▸ **Task goal**
Note how many lines in the entries contain the string "Apache", then give that number and nothing else.
-- start of Information provided --
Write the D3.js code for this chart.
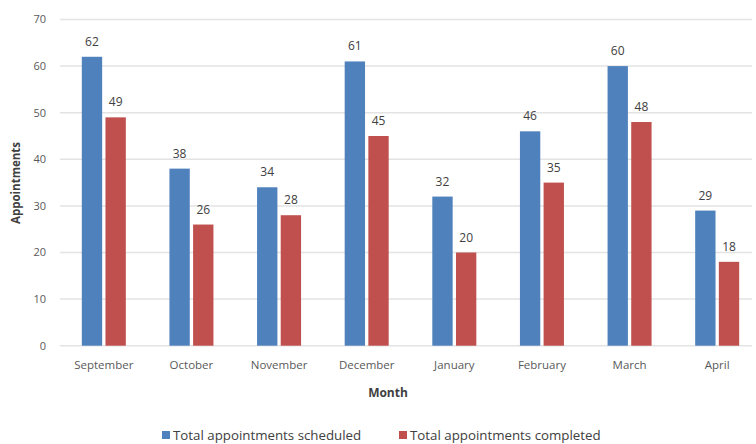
<!DOCTYPE html>
<html>
<head>
<meta charset="utf-8">
<script src="https://cdn.jsdelivr.net/npm/d3@7"></script>
<style>
  body { margin: 0; background: #fff; }
  text { font-family: "Open Sans", "Noto Sans", sans-serif; }
</style>
</head>
<body>
<script>
// datos
const months = ['September', 'October', 'November', 'December', 'January', 'February', 'March', 'April'];
const scheduled = [62, 38, 34, 61, 32, 46, 60, 29];
const completed = [49, 26, 28, 45, 20, 35, 48, 18];
const yTicks = [0, 10, 20, 30, 40, 50, 60, 70];
const seriesNames = ['Total appointments scheduled', 'Total appointments completed'];
const colors = ['#4F81BD', '#C0504D'];

const width = 756;
const height = 444;

const svg = d3.select('body')
  .append('svg')
  .attr('width', width)
  .attr('height', height);

const x = d3.scaleBand()
  .domain(months)
  .range([60, 761]);

const y = d3.scaleLinear()
  .domain([0, 70])
  .range([345.7, 19.5]);

// sub-escala para las dos barras de cada mes
const xInner = d3.scaleBand()
  .domain([0, 1])
  .range([x.bandwidth() / 2 - 22, x.bandwidth() / 2 + 22])
  .paddingInner(0.14);

// líneas de la cuadrícula
svg.append('g')
  .selectAll('line')
  .data(yTicks)
  .enter()
  .append('line')
  .attr('x1', 60)
  .attr('x2', 752)
  .attr('y1', d => y(d))
  .attr('y2', d => y(d))
  .attr('stroke', '#e3e3e3')
  .attr('stroke-width', 1.5);

// etiquetas eje Y
svg.append('g')
  .selectAll('text')
  .data(yTicks)
  .enter()
  .append('text')
  .attr('x', 46)
  .attr('y', d => y(d))
  .attr('dy', '0.35em')
  .attr('text-anchor', 'end')
  .style('font-size', '11px')
  .style('fill', '#595959')
  .text(d => d);

// barras
const series = [scheduled, completed];
series.forEach((vals, s) => {
  const g = svg.append('g');
  g.selectAll('rect')
    .data(vals)
    .enter()
    .append('rect')
    .attr('x', (d, i) => x(months[i]) + xInner(s))
    .attr('y', d => y(d))
    .attr('width', xInner.bandwidth())
    .attr('height', d => y(0) - y(d))
    .attr('fill', colors[s]);

  g.selectAll('text')
    .data(vals)
    .enter()
    .append('text')
    .attr('x', (d, i) => x(months[i]) + xInner(s) + xInner.bandwidth() / 2)
    .attr('y', d => y(d) - 11)
    .attr('text-anchor', 'middle')
    .style('font-size', '12px')
    .style('fill', '#404040')
    .text(d => d);
});

// etiquetas eje X
svg.append('g')
  .selectAll('text')
  .data(months)
  .enter()
  .append('text')
  .attr('x', d => x(d) + x.bandwidth() / 2)
  .attr('y', 369)
  .attr('text-anchor', 'middle')
  .style('font-size', '11.5px')
  .style('fill', '#595959')
  .text(d => d);

// títulos de ejes
svg.append('text')
  .attr('x', 388)
  .attr('y', 397)
  .attr('text-anchor', 'middle')
  .style('font-size', '12px')
  .style('font-weight', 'bold')
  .style('fill', '#404040')
  .text('Month');

svg.append('text')
  .attr('transform', 'translate(20,183) rotate(-90)')
  .attr('text-anchor', 'middle')
  .style('font-size', '11.5px')
  .style('font-weight', 'bold')
  .style('fill', '#404040')
  .text('Appointments');

// leyenda
const legendX = [162, 399];
seriesNames.forEach((name, s) => {
  svg.append('rect')
    .attr('x', legendX[s])
    .attr('y', 431)
    .attr('width', 8)
    .attr('height', 8)
    .attr('fill', colors[s]);
  svg.append('text')
    .attr('x', legendX[s] + 11)
    .attr('y', 440)
    .style('font-size', '13.3px')
    .style('fill', '#404040')
    .text(name);
});
</script>
</body>
</html>
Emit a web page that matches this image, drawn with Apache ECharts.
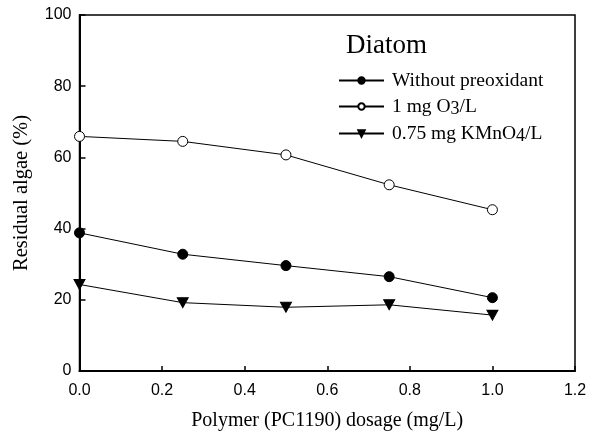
<!DOCTYPE html>
<html><head><meta charset="utf-8">
<script src="https://cdn.jsdelivr.net/npm/echarts@6/dist/echarts.min.js"></script>
<style>html,body{margin:0;padding:0;background:#fff}#c{width:597px;height:437px}</style>
</head><body><div id="c"></div>
<script>
const dosage = [0, 0.25, 0.5, 0.75, 1.0];
const withoutPreox = [38.8, 32.8, 29.6, 26.5, 20.6];
const ozone = [65.9, 64.5, 60.7, 52.3, 45.3];
const kmno4 = [24.3, 19.2, 17.9, 18.6, 15.7];
const seriesNames = ['Without preoxidant', '1 mg O3/L', '0.75 mg KMnO4/L'];
const xTicks = [0, 0.2, 0.4, 0.6, 0.8, 1.0, 1.2];
const yTicks = [0, 20, 40, 60, 80, 100];

const pair = (ys) => dosage.map((x, i) => [x, ys[i]]);
const serif = '"Liberation Serif", "Times New Roman", serif';
const sans = '"Liberation Sans", Arial, sans-serif';

const chart = echarts.init(document.getElementById('c'));
chart.setOption({
  animation: false,
  backgroundColor: '#fff',
  grid: { left: 79.5, right: 22, top: 15, bottom: 66, show: true, borderColor: '#000', borderWidth: 1.5, backgroundColor: 'transparent' },
  title: { text: 'Diatom', left: 341, top: 27, textStyle: { fontFamily: serif, fontSize: 27, fontWeight: 'normal', color: '#000' } },
  legend: {
    orient: 'vertical', left: 333, top: 65, itemGap: 4, itemWidth: 45, itemHeight: 8,
    data: seriesNames,
    formatter: (n) => n === '1 mg O3/L' ? '1 mg O{sub|3}/L' : (n === '0.75 mg KMnO4/L' ? '0.75 mg KMnO{sub|4}/L' : n),
    textStyle: { fontFamily: serif, fontSize: 19.5, color: '#000', lineHeight: 21, padding: [0, 0, 0, 3],
      rich: { sub: { fontFamily: serif, fontSize: 18, color: '#000', lineHeight: 21, padding: [5, 0, 0, 0] } } }
  },
  xAxis: {
    type: 'value', min: 0, max: 1.2, interval: 0.2,
    name: 'Polymer (PC1190) dosage (mg/L)', nameLocation: 'middle', nameGap: 40,
    nameTextStyle: { fontFamily: serif, fontSize: 20, color: '#000' },
    axisLine: { lineStyle: { color: '#000', width: 2 } },
    axisTick: { inside: true, length: 5, lineStyle: { color: '#000', width: 1.5 } },
    axisLabel: { fontFamily: sans, fontSize: 16, color: '#000', margin: 12, formatter: (v) => v.toFixed(1) },
    splitLine: { show: false }
  },
  yAxis: {
    type: 'value', min: 0, max: 100, interval: 20,
    name: 'Residual algae (%)', nameLocation: 'middle', nameGap: 47,
    nameTextStyle: { fontFamily: serif, fontSize: 20.5, color: '#000' },
    axisLine: { lineStyle: { color: '#000', width: 2 } },
    axisTick: { inside: true, length: 6, lineStyle: { color: '#000', width: 1.5 } },
    axisLabel: { fontFamily: sans, fontSize: 16, color: '#000', margin: 8 },
    splitLine: { show: false }
  },
  series: [
    { name: seriesNames[0], type: 'line', data: pair(withoutPreox), symbol: 'circle', symbolSize: 10,
      itemStyle: { color: '#000', borderColor: '#000', borderWidth: 1 }, lineStyle: { color: '#000', width: 1 } },
    { name: seriesNames[1], type: 'line', data: pair(ozone), symbol: 'circle', symbolSize: 10,
      itemStyle: { color: '#fff', borderColor: '#000', borderWidth: 1 }, lineStyle: { color: '#000', width: 1 } },
    { name: seriesNames[2], type: 'line', data: pair(kmno4), symbol: 'triangle', symbolRotate: 180, symbolSize: [11, 10],
      itemStyle: { color: '#000', borderColor: '#000', borderWidth: 1 }, lineStyle: { color: '#000', width: 1 } }
  ]
});
</script></body></html>
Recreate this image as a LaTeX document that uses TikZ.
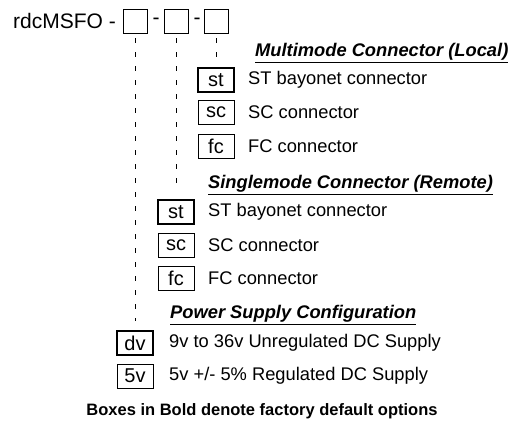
\documentclass[tikz,border=0pt]{standalone}
\usepackage{fontspec}
\setmainfont{Liberation Sans}
\usetikzlibrary{positioning}
\tikzset{
  slot/.style={rectangle, draw, line width=0.8pt, minimum width=24pt, minimum height=24pt, inner sep=0pt},
  opt/.style={rectangle, draw, line width=0.8pt, minimum width=36pt, minimum height=24pt, inner sep=0pt, font=\fontsize{20}{22}\selectfont},
  defopt/.style={opt, line width=2.6pt},
  desc/.style={anchor=west, inner sep=0pt, font=\fontsize{18.3}{20}\selectfont},
  head/.style={anchor=west, inner sep=0pt, font=\fontsize{18.3}{20}\selectfont\bfseries\itshape},
  guide/.style={line width=0.8pt, dash pattern=on 5pt off 9pt, shorten <=5pt}
}

\begin{document}
\begin{tikzpicture}[x=1pt, y=-1pt]
\useasboundingbox (0,0) rectangle (518,439);
% part number
\node (title) [anchor=east, inner sep=0pt, font=\fontsize{21}{24}\selectfont] at (116,21) {rdcMSFO -};
\node (b1) [slot] at (135,21) {};
\node (d1) [inner sep=0pt, font=\fontsize{21}{24}\selectfont] at (156,21) {-};
\node (b2) [slot] at (176,21) {};
\node (d2) [inner sep=0pt, font=\fontsize{21}{24}\selectfont] at (197,21) {-};
\node (b3) [slot] at (216,21) {};
% multimode
\node (mmhead) [head] at (255,53) {\underline{Multimode Connector (Local)}};
\node (mst) [defopt] at (216,80) {st};
\node (mstd) [desc] at (248,80) {ST bayonet connector};
\node (msc) [opt] at (216,112) {sc};
\node (mscd) [desc] at (248,112) {SC connector};
\node (mfc) [opt] at (216,146) {fc};
\node (mfcd) [desc] at (248,146) {FC connector};
% singlemode
\node (smhead) [head] at (208,185) {\underline{Singlemode Connector (Remote)}};
\node (sst) [defopt] at (176,212) {st};
\node (sstd) [desc] at (208,212) {ST bayonet connector};
\node (ssc) [opt] at (176,245) {sc};
\node (sscd) [desc] at (208,245) {SC connector};
\node (sfc) [opt] at (176,278) {fc};
\node (sfcd) [desc] at (208,278) {FC connector};
% power
\node (pwhead) [head] at (170,315) {\underline{Power Supply Configuration}};
\node (pdv) [defopt] at (135,343) {dv};
\node (pdvd) [desc] at (169,343) {9v to 36v Unregulated DC Supply};
\node (p5v) [opt] at (135,376) {5v};
\node (p5vd) [desc] at (169,376) {5v +/- 5\% Regulated DC Supply};
\node (note) [inner sep=0pt, font=\fontsize{16.5}{18}\selectfont\bfseries] at (262,411) {Boxes in Bold denote factory default options};
% guides
\draw [guide] (b3.south) -- ([yshift=10pt]mst.north);
\draw [guide] (b2.south) -- ([yshift=10pt]sst.north);
\draw [guide] (b1.south) -- ([yshift=9pt]pdv.north);
\end{tikzpicture}
\end{document}
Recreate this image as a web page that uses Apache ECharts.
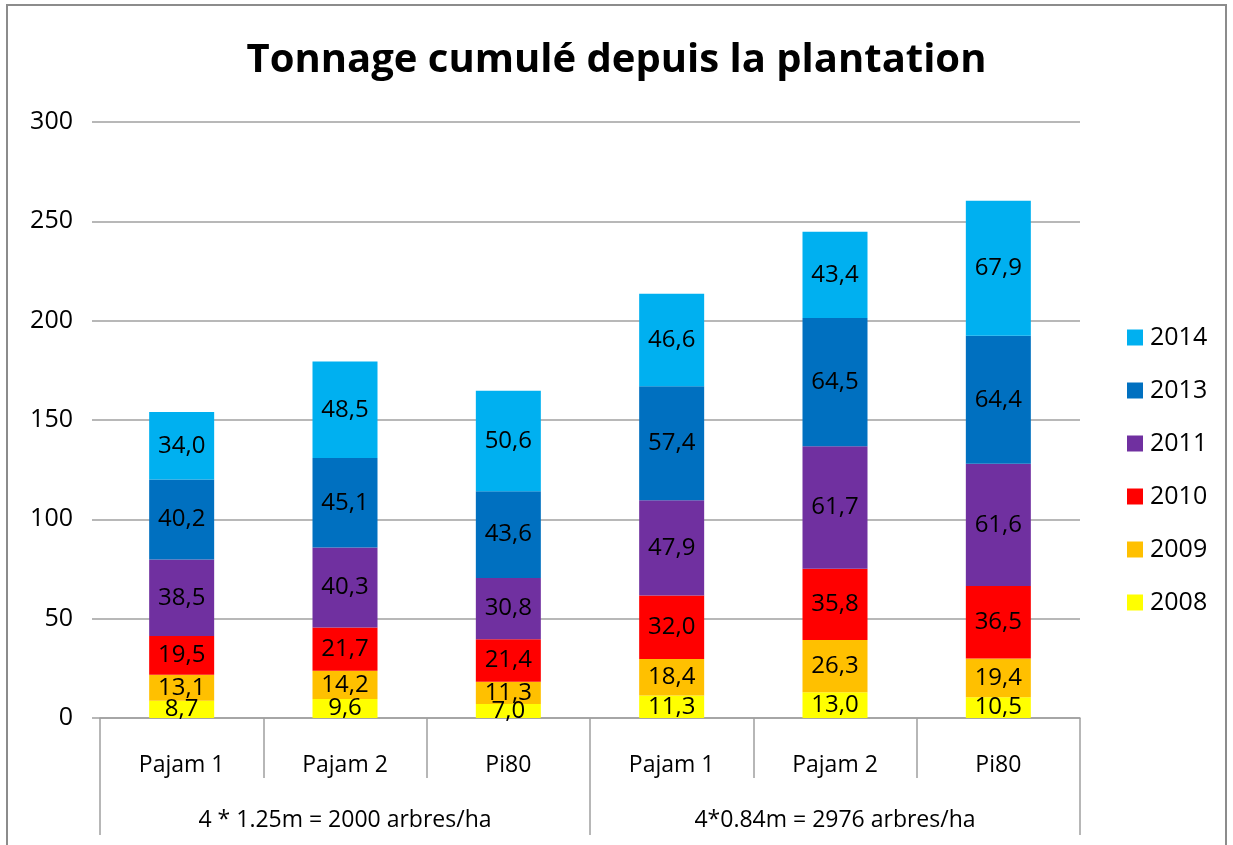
-- end of Information provided --
▸ **Problem solution**
2